Cloud also worked as a volunteer book reader for visually impaired persons; beginning in 1984 he recorded thousands of hours of audio books and magazines for the Nashville Talking Library. He appeared in several films, music videos, television programs and advertisements.

==Death==
Cloud died in Nashville on February 18, 2015, aged 58, following a long illness.

==Musical style==
The Nashville Scene described Cloud's music as a "perverse cross between Neil Diamond and Tom Waits," that "translates a love of 60s and 70s rock and soul through the lens of punk and experimentation." In its review of Cloud's 2006 album Napoleon of Temperance, The Sunday Times wrote, "Cloud's bellowed vocals, Beefheart-style beat poetry, hefty riffs and freestyle wig-outs achieve a transcendental psychedelic primitivism."

==The Gospel of Power==
The Gospel of Power is the "loose congregation" of Nashville's veteran underground rock musicians that recorded and/or performed with Dave Cloud from 1996 to 2015. The original members in 1996 were Cloud (guitar, vocals), Matt Bach (bass) and Chris Davis (drums). Over the years the roster fluctuated and included Brian Boling, Paul Booker, Matt Button (Lone Official), Tony Crow (Lambchop, Silver Jews), Dave Friedman, Ben Martin (Lone Official, Clem Snide), Laurel Parton (Trauma Team), Steve Poulton, and Matt Swanson (Clockhammer, My Dad Is Dead, Lambchop).

Bassist Matt Swanson recorded and produced (or co-produced) Dave Cloud & The Gospel of Power's first four albums using four-track equipment, and released the first two CDs on his own Thee Swan Recording Company label. Fire Records published the band's subsequent albums. The band performed regularly in the Nashville area and toured Europe twice. The usual touring band members were: Dave Cloud (vocals, guitar), Matt Bach (guitar), Matt Swanson (bass) and Ben Martin (drums), with Paul Booker (guitar) joining the band for local shows.

==Discography==

===Albums===
- Songs I Will Always Sing (1999, Thee Swan Recording Company/Bloodsucker Records)
- All My Best (2004, Thee Swan Recording Company)
- Napoleon of Temperance [2-CD compilation] (2006, Fire Records)
- Pleasure Before Business (2008, Fire Records)
- Practice in the Milky Way (2011, Fire Records)
- Live at Gonerfest (2012, Fire Records)
- Today is the Day That They Take Me Away (2015, Fire Records)

(all with The Gospel of Power)

===Singles and EPs (all with The Gospel of Power)===
- "You Don't Need Sex" (2007, Fire Records)
- "Puff Rider" (Various Production remix) (2008, Fire Records)
- "Fever" EP (2009, Fire Records)

===Other recordings (all with The Gospel of Power except "All the Same")===
- "Carol of the Bells" on A Working Stiff Christmas: 15 Years at Springwater (2000, Tiny Rig Records)
- "All the Same" on Keep Mother, Vol. 2: C & D (2006, Fire Records)
- "Lovely Rita" on Sgt.

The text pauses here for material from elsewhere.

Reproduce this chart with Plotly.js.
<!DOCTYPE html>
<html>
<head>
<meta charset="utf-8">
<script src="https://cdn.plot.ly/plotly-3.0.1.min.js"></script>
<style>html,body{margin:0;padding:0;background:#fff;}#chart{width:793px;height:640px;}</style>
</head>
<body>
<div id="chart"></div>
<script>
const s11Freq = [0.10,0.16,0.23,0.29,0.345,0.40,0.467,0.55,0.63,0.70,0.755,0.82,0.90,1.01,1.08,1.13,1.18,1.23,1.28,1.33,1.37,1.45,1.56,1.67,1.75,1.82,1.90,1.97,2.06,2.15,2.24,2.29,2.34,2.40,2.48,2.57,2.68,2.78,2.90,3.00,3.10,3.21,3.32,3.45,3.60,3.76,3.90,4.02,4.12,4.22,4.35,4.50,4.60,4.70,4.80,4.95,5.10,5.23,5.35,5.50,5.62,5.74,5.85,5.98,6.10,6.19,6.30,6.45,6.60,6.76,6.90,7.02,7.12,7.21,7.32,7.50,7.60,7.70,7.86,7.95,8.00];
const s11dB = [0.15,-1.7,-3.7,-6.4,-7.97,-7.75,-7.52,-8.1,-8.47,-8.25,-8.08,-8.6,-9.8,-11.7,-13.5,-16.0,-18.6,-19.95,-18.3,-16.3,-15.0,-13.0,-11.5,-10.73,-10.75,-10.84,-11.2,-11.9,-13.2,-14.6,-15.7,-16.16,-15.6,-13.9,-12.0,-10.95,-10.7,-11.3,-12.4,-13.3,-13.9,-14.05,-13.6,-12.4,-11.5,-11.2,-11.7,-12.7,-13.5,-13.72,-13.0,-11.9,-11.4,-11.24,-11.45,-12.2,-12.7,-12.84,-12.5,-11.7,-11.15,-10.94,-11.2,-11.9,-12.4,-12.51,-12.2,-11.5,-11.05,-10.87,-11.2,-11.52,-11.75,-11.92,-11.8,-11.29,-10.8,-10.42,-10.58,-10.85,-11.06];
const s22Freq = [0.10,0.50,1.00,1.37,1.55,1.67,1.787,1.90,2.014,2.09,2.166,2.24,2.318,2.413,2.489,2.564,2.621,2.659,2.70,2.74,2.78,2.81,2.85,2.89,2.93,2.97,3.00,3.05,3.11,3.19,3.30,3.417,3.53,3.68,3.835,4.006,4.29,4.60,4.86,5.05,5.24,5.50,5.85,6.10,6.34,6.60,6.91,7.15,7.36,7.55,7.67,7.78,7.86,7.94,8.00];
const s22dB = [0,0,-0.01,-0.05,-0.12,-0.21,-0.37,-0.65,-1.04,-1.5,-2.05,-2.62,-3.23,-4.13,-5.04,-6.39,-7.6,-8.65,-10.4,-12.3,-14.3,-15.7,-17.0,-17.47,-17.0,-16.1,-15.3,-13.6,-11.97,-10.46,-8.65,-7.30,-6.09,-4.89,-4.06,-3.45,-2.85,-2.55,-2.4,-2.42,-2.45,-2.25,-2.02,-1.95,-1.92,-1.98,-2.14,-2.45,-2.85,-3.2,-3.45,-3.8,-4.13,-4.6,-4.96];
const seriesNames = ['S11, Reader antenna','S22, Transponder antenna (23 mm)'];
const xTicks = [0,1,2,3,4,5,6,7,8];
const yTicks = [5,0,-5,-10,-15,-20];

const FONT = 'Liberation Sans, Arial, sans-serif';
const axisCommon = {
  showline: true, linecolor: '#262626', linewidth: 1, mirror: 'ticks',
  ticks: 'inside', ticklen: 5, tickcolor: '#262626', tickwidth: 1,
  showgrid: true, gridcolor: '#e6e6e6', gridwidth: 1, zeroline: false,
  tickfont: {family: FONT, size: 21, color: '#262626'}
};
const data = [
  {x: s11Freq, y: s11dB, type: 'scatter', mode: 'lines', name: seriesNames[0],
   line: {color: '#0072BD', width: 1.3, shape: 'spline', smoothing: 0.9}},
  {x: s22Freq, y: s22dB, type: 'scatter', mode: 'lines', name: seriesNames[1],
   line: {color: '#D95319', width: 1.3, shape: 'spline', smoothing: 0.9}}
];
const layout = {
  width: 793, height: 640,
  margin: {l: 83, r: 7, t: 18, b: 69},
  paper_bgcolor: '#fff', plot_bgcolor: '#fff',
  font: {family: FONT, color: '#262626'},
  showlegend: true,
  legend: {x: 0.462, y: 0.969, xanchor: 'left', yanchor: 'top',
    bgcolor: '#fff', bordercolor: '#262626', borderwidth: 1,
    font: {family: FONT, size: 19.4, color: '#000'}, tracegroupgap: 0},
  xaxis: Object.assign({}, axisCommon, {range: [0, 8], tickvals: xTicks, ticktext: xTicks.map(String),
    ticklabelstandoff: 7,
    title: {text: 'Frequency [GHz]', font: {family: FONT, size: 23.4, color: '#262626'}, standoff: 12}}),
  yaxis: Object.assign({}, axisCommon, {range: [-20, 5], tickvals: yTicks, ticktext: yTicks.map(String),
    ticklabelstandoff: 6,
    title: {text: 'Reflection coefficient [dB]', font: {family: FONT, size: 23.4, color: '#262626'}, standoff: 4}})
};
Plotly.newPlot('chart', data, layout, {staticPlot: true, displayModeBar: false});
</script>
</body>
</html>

Pepper with a Little Help from His Friends (2007, MOJO Magazine)
- "Take You Slow" on This is Ming Beat: A Tribute to Sexton Ming (2009, RIM Records)

==European tours==
Cloud & The Gospel of Power twice toured the UK and Norway. Their first tour, in the spring of 2006, included shows at London's Scala (supporting the Silver Jews) and Norway's Bergenfest, where Cloud also served as artist in residence. While in London the band performed live on deXter Bentley's "Hello Goodbye" radio show, broadcast on Resonance 104.4 FM. On their second European tour (spring 2008), they were the headline act for Bergenfest's "Indie Bonanza" finale. The band's concert at London's 12 Bar Club was rated "Critics' Choice" in Time Out.

==Notable collaborations==
Nina Persson of the Cardigans contributed vocals to "Land of a Thousand Dances" on Dave Cloud & The Gospel of Power's fourth album Pleasure Before Business (2008). In March 2008, after his own performance at Springwater in Nashville, Steve Mackay (saxophonist for The Stooges) joined Dave Cloud & The Gospel of Power for two songs during their late-night, garage rock set.

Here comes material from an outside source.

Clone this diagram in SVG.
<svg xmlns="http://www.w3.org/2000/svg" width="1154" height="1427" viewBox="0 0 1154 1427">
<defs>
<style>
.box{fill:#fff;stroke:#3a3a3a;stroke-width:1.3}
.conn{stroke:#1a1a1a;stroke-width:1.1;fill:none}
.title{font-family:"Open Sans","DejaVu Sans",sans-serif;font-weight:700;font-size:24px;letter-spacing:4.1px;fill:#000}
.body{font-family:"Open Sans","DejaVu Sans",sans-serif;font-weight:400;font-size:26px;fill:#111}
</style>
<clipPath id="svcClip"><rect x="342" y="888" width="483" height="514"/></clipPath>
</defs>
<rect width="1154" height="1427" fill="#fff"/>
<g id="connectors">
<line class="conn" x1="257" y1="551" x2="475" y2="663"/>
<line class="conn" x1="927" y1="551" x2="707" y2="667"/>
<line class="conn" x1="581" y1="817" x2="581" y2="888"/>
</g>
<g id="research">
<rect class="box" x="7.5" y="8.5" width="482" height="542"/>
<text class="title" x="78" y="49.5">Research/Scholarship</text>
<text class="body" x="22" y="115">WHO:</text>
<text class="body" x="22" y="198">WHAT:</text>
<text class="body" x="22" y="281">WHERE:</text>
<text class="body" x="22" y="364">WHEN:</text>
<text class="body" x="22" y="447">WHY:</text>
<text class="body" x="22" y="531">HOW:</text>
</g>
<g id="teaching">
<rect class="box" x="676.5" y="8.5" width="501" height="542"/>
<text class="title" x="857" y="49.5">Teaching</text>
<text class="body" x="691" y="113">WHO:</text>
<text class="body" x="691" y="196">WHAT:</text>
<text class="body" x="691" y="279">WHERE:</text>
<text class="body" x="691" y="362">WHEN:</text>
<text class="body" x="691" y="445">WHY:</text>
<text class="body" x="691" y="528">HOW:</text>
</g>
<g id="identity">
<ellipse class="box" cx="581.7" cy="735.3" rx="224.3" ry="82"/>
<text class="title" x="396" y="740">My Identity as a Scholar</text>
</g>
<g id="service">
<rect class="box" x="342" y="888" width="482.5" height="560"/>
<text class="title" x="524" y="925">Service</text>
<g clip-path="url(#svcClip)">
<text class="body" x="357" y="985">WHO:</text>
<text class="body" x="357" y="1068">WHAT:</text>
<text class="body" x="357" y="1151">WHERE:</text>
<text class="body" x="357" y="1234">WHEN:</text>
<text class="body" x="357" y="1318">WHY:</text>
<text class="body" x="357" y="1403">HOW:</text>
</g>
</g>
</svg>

In early 2008, Norwegian folk group Storm Weather Shanty Choir invited Dave Cloud to record a vocal track for the traditional sea shanty "Drunken Sailor". The group originally released the song in June 2008 as a "B-side" single and later included it on its 2009 album Way Hey (And Away We'll Go).

==Film and television appearances==
Dave Cloud appeared in two Harmony Korine films: Gummo (1997, uncredited) and Trash Humpers (2009); the premiere episode of the TV comedy show Travel Sick (2001); and the 2005 music video for Bobby Bare's song "Are You Sincere." In spring 2008 Cloud was featured in a TV, billboard and print ad campaign for Budweiser beer in the UK.

==Recognition and awards==
In 2004, Dave Cloud & The Gospel of Power were nominated for a Nashville Scene Music Award in the Rock/Experimental category.